* Stated goal
Leave out every picture. Copy exactly the lines from the one holding "Clone this chart in Plotly." through the one holding "import plotly.graph_objects as go".

────────────────────

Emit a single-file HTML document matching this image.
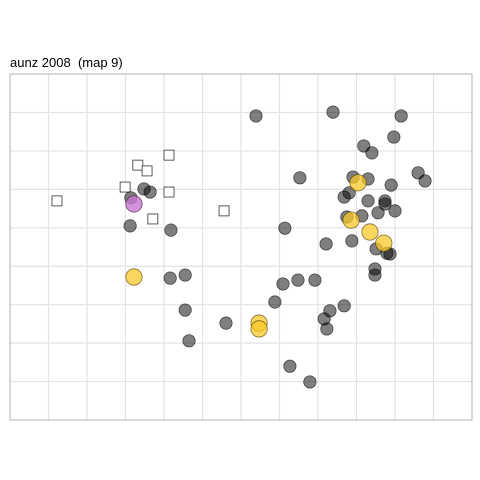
<!DOCTYPE html>
<html><head><meta charset="utf-8"><style>
body{margin:0;background:#fff;}
svg{display:block;font-family:"Liberation Sans",sans-serif;}
</style></head><body>
<svg id="chart" width="480" height="480">
<text x="10" y="67" font-size="13" fill="#000" style="white-space:pre" xml:space="preserve">aunz 2008  (map 9)</text>
<g id="grid"></g>
<g id="marks"></g>
<rect x="10" y="74" width="462" height="346" fill="none" stroke="#b3b3b3" stroke-width="1"/>
</svg>
<script>
const grayX=[6.39,8.39,10.16,9.97,9.19,9.40,7.53,10.60,10.78,8.91,9.30,9.90,8.68,8.81,9.30,9.74,9.74,10.00,9.56,8.75,9.14,7.14,8.21,8.88,9.51,9.79,9.87,9.48,9.48,4.16,4.55,7.09,7.48,7.92,6.88,4.55,8.31,8.68,8.16,8.23,5.61,4.65,7.27,7.79,3.48,3.64,3.14,3.12,4.18];
const grayY=[7.91,8.01,7.91,7.36,7.13,6.95,6.30,6.43,6.22,6.32,6.27,6.11,5.80,5.91,5.70,5.70,5.62,5.44,5.39,5.28,5.31,4.99,4.58,4.66,4.45,4.34,4.32,3.93,3.77,3.69,3.77,3.54,3.64,3.64,3.07,2.86,2.84,2.97,2.63,2.37,2.52,2.06,1.40,0.99,6.01,5.93,5.78,5.05,4.94];
const yellowX=[9.04,8.86,9.35,9.71,3.22,6.47,6.47];
const yellowY=[6.17,5.20,4.89,4.60,3.72,2.52,2.37];
const purpleX=[3.22];
const purpleY=[5.62];
const squareX=[4.13,3.32,3.56,2.99,4.13,1.22,3.71,5.56];
const squareY=[6.89,6.63,6.48,6.06,5.93,5.70,5.23,5.44];
const xTicks=[1,2,3,4,5,6,7,8,9,10,11];
const yTicks=[1,2,3,4,5,6,7,8];

const NS="http://www.w3.org/2000/svg";
const sx=v=>10+v*38.5;
const sy=v=>420-v*38.44;
const grid=document.getElementById('grid');
const marks=document.getElementById('marks');
function mk(tag,attrs,parent){const e=document.createElementNS(NS,tag);for(const k in attrs)e.setAttribute(k,attrs[k]);parent.appendChild(e);return e;}
xTicks.forEach(t=>{const l=mk('line',{x1:sx(t),x2:sx(t),y1:74,y2:420,stroke:'#e3e3e3','stroke-width':1.2},grid);

});
yTicks.forEach(t=>{const l=mk('line',{x1:10,x2:472,y1:sy(t),y2:sy(t),stroke:'#e3e3e3','stroke-width':1.2},grid);

});
squareX.forEach((x,i)=>{const r=mk('rect',{x:sx(x)-5,y:sy(squareY[i])-5,width:10,height:10,fill:'#fff',stroke:'#333','stroke-width':0.8},marks);

});
grayX.forEach((x,i)=>{const c=mk('circle',{cx:sx(x),cy:sy(grayY[i]),r:6.2,fill:'rgba(0,0,0,0.5)',stroke:'rgba(0,0,0,0.6)','stroke-width':0.8},marks);

});
purpleX.forEach((x,i)=>{const c=mk('circle',{cx:sx(x),cy:sy(purpleY[i]),r:8.2,fill:'rgba(200,120,210,0.8)',stroke:'rgba(60,20,60,0.7)','stroke-width':0.8},marks);

});
yellowX.forEach((x,i)=>{const c=mk('circle',{cx:sx(x),cy:sy(yellowY[i]),r:8.2,fill:'rgba(250,200,40,0.75)',stroke:'rgba(80,60,0,0.7)','stroke-width':0.8},marks);

});
</script>
</body></html>
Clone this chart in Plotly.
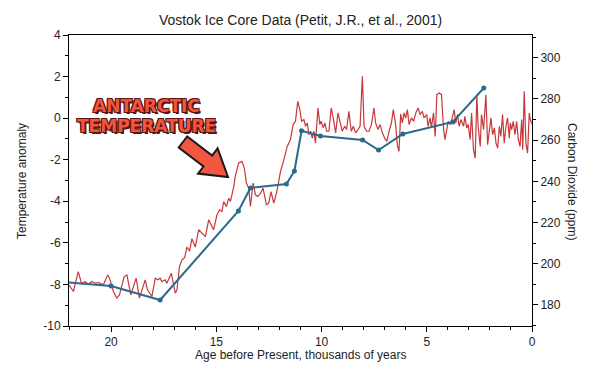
import plotly.graph_objects as go

# ---------------- data ----------------
temp_age = [22.05, 21.95, 21.79, 21.56, 21.40, 21.24, 21.08, 20.92, 20.76, 20.60, 20.37, 20.16, 20.05,
            19.89, 19.73, 19.60, 19.38, 19.25, 19.06, 18.81, 18.65, 18.38, 18.27, 18.06, 17.90, 17.79,
            17.67, 17.59, 17.43, 17.35, 17.14, 16.95, 16.87, 16.75, 16.63, 16.50, 16.40, 16.27, 16.16,
            16.00, 15.84, 15.68, 15.52, 15.36, 15.25, 15.13, 14.97, 14.84, 14.73, 14.65, 14.52, 14.41,
            14.33, 14.17, 14.10, 13.94, 13.78, 13.67, 13.57, 13.46, 13.38, 13.25, 13.14, 13.03, 12.90,
            12.78, 12.62, 12.51, 12.40, 12.27, 12.14, 12.03, 11.95, 11.79, 11.63, 11.48, 11.35, 11.24,
            11.13, 11.03, 10.95, 10.84, 10.76, 10.68, 10.60, 10.52, 10.44, 10.36, 10.29, 10.17, 10.08,
            10.02, 9.92, 9.84, 9.76, 9.65, 9.54, 9.46, 9.33, 9.22, 9.13, 9.02, 8.90, 8.81, 8.70, 8.59,
            8.49, 8.38, 8.27, 8.17, 8.06, 7.98, 7.86, 7.75, 7.63, 7.51, 7.43, 7.32, 7.22, 7.11, 7.00,
            6.90, 6.79, 6.68, 6.59, 6.48, 6.40, 6.32, 6.24, 6.16, 6.08, 6.00, 5.92, 5.84, 5.73, 5.63,
            5.52, 5.41, 5.32, 5.21, 5.13, 5.00, 4.94, 4.84, 4.78, 4.68, 4.60, 4.52, 4.41, 4.30, 4.21,
            4.14, 4.05, 3.98, 3.89, 3.81, 3.70, 3.62, 3.54, 3.46, 3.38, 3.25, 3.19, 3.10, 3.03, 2.94,
            2.87, 2.78, 2.70, 2.62, 2.56, 2.46, 2.40, 2.30, 2.19, 2.11, 2.03, 1.95, 1.87, 1.79, 1.71,
            1.63, 1.55, 1.48, 1.40, 1.32, 1.24, 1.16, 1.08, 1.03, 0.97, 0.89, 0.81, 0.73, 0.65, 0.57,
            0.49, 0.44, 0.37, 0.29, 0.21, 0.13, 0.08, 0.00]
temp_anom = [-8.00, -8.10, -8.34, -7.38, -7.97, -7.86, -7.99, -7.86, -7.94, -7.91, -8.02, -7.54, -7.78,
             -8.34, -8.66, -8.50, -7.62, -7.54, -8.50, -7.70, -8.66, -7.78, -8.26, -8.58, -7.70, -7.78,
             -7.70, -7.86, -7.78, -7.94, -7.46, -8.42, -8.26, -7.14, -6.82, -6.70, -6.20, -6.40, -5.80,
             -6.20, -5.37, -5.55, -5.70, -4.89, -5.13, -5.37, -4.65, -4.41, -4.49, -4.01, -4.25, -3.85,
             -4.01, -3.29, -2.80, -2.16, -2.08, -2.40, -3.12, -3.37, -4.25, -3.12, -3.69, -3.77, -3.61,
             -3.37, -4.17, -4.09, -3.53, -4.09, -3.61, -2.96, -2.56, -2.00, -1.36, -1.04, -0.31, -0.15,
             0.81, 0.41, -0.15, -0.07, -0.39, -0.23, -0.80, -0.63, -0.96, -0.63, -1.20, 0.49, -0.31,
             -0.15, -0.47, -0.23, -0.63, -0.63, 0.49, 0.08, -0.71, 0.25, -0.15, -0.63, -0.39, -0.55, 0.33,
             -0.63, -0.39, -0.71, -0.55, -0.39, 2.02, -0.39, -0.63, -0.63, -0.31, 0.49, -0.23, -0.55,
             -0.31, -0.71, -0.96, -1.12, -0.63, -0.23, 0.41, -0.31, -1.30, -1.60, 0.20, -0.23, 0.25,
             0.01, 0.41, -0.31, 0.01, -0.15, 0.25, 0.49, 0.17, 0.33, 0.01, 0.17, -0.39, 0.01, -0.47,
             0.25, -0.88, 1.13, 1.21, 1.13, -0.39, -1.04, -0.55, -0.15, -0.31, -0.07, 0.41, -0.23, 0.17,
             -0.39, -0.07, -0.39, 0.09, -0.47, -0.31, -1.04, 0.25, -1.52, -1.92, 1.13, -0.39, -1.36,
             0.17, -0.55, 1.13, -1.28, -0.64, 0.01, -0.80, -0.47, -1.20, -1.44, -0.39, -0.88, 0.17,
             -1.20, -0.39, 0.01, -0.96, -0.23, -0.55, -0.15, -0.80, -0.15, -1.04, -1.36, -0.07, -1.52,
             1.29, -1.20, -1.68, 0.25, -0.07, -0.30]

co2_age = [22.3, 20.0, 17.67, 13.95, 13.38, 11.67, 11.29, 10.95, 10.05, 8.05, 7.29, 6.14, 3.76, 2.29]
co2_ppm = [191.2, 189.2, 182.4, 225.6, 236.8, 238.7, 245.0, 264.5, 262.0, 260.1, 255.2, 263.0, 268.8, 285.3]

temp_ticks = [4, 2, 0, -2, -4, -6, -8, -10]
temp_tick_labels = ["4", "2", "0", "-2", "-4", "-6", "-8", "-10"]
co2_ticks = [180, 200, 220, 240, 260, 280, 300]
age_ticks = [20, 15, 10, 5, 0]

title_text = "Vostok Ice Core Data (Petit, J.R., et al., 2001)"
x_title = "Age before Present, thousands of years"
y_title = "Temperature anomaly"
y2_title = "Carbon Dioxide (ppm)"
callout = ["ANTARCTIC", "TEMPERATURE"]

# ---------------- figure ----------------
# the page body has an 8px margin, so the figure sits at (8, 8) in the 590x372 window
OFF = 8
W, H = 590 - OFF, 372 - OFF
PLOT_L, PLOT_R, PLOT_T, PLOT_B = 69, 532, 35, 326      # plot area in window pixels
L, T = PLOT_L - OFF, PLOT_T - OFF
R, B = W - (PLOT_R - OFF), H - (PLOT_B - OFF)
PW, PH = PLOT_R - PLOT_L, PLOT_B - PLOT_T


def px(xp):
    return (xp - PLOT_L) / PW


def py(yp):
    return (PLOT_B - yp) / PH


FONT = "Liberation Sans, Arial, Helvetica, sans-serif"

fig = go.Figure()
fig.add_trace(go.Scatter(x=temp_age, y=temp_anom, mode="lines",
                         line=dict(color="#c8373a", width=1.2), yaxis="y", showlegend=False))
fig.add_trace(go.Scatter(x=co2_age, y=co2_ppm, mode="lines+markers",
                         line=dict(color="#2b6a8c", width=2),
                         marker=dict(color="#2b6a8c", size=5), yaxis="y2", showlegend=False))

axis_common = dict(showline=True, linecolor="black", linewidth=1, ticks="outside", ticklen=5,
                   tickcolor="black", showgrid=False, zeroline=False,
                   tickfont=dict(family=FONT, size=12, color="#222"))

fig.update_layout(
    width=W, height=H,
    margin=dict(l=L, r=R, t=T, b=B),
    paper_bgcolor="white", plot_bgcolor="white",
    title=dict(text=title_text, x=0.5, xref="paper", y=1 - (20 - OFF) / H, yref="container",
               xanchor="center", yanchor="middle", font=dict(family=FONT, size=14, color="#222")),
    xaxis=dict(range=[22, 0], tickvals=age_ticks, mirror=True,
               minor=dict(tickmode="linear", tick0=0, dtick=1, ticks="outside", ticklen=3,
                          tickcolor="black", showgrid=False),
               **axis_common),
    yaxis=dict(range=[-10, 4], tickvals=temp_ticks, ticktext=temp_tick_labels,
               minor=dict(tickmode="linear", tick0=0, dtick=1, ticks="outside", ticklen=3,
                          tickcolor="black", showgrid=False),
               **axis_common),
    yaxis2=dict(range=[169.8, 311], tickvals=co2_ticks, overlaying="y", side="right",
                minor=dict(tickmode="linear", tick0=0, dtick=10, ticks="outside", ticklen=3,
                           tickcolor="black", showgrid=False),
                **axis_common),
)

# axis titles
title_font = dict(family=FONT, size=12, color="#222")
fig.add_annotation(text=x_title, xref="paper", yref="paper", x=px(300), y=py(355),
                   xanchor="center", yanchor="middle", showarrow=False, font=title_font)
fig.add_annotation(text=y_title, xref="paper", yref="paper", x=px(22), y=py(181),
                   xanchor="center", yanchor="middle", textangle=-90, showarrow=False,
                   font=title_font)
fig.add_annotation(text=y2_title, xref="paper", yref="paper", x=px(572), y=py(181),
                   xanchor="center", yanchor="middle", textangle=90, showarrow=False,
                   font=title_font)

# callout text
shadow = ("1px 1px 0 #5a1610, -1px -1px 0 #5a1610, 1px -1px 0 #5a1610, "
          "-1px 1px 0 #5a1610, 2px 2px 0 #5a1610")
for label, yc in zip(callout, [106.0, 126.0]):
    fig.add_annotation(text=label, xref="paper", yref="paper", x=px(146), y=py(yc),
                       xanchor="center", yanchor="middle", showarrow=False,
                       font=dict(family="DejaVu Sans", size=17, color="#f2543f",
                                 weight="bold", shadow=shadow))

# callout block arrow
arrow_pts = [(187.3, 136.5), (212.1, 155.5), (217.6, 148.4), (228.0, 177.0),
             (198.0, 173.6), (203.5, 166.5), (178.7, 147.5)]
path = "M " + " L ".join(f"{px(a):.4f},{py(b):.4f}" for a, b in arrow_pts) + " Z"
fig.add_shape(type="path", path=path, xref="paper", yref="paper",
              fillcolor="#f4573f", line=dict(color="#1a1a1a", width=2), layer="above")

fig.write_html("out.html")
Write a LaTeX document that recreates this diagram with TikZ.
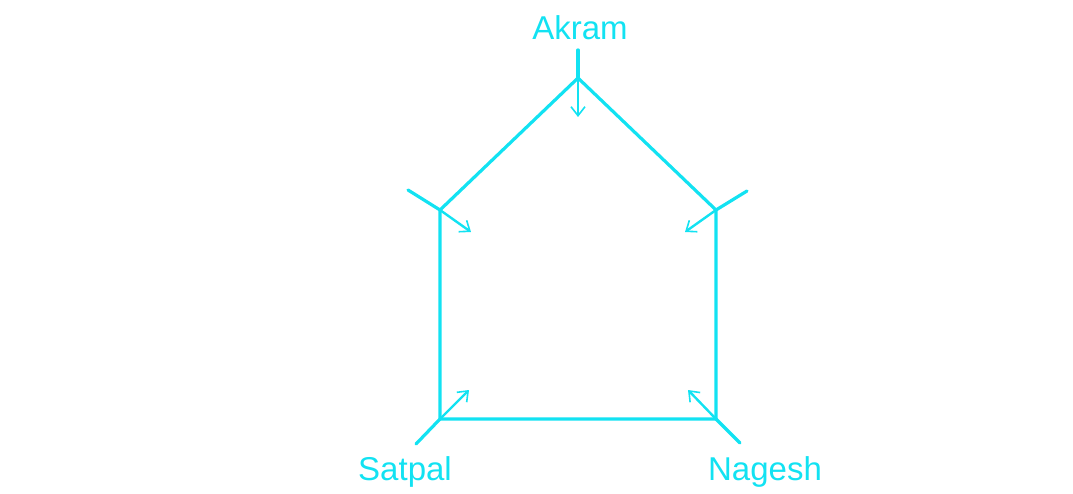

────────────────────

* The completed task
Clone this chart in Plotly.
import plotly.graph_objects as go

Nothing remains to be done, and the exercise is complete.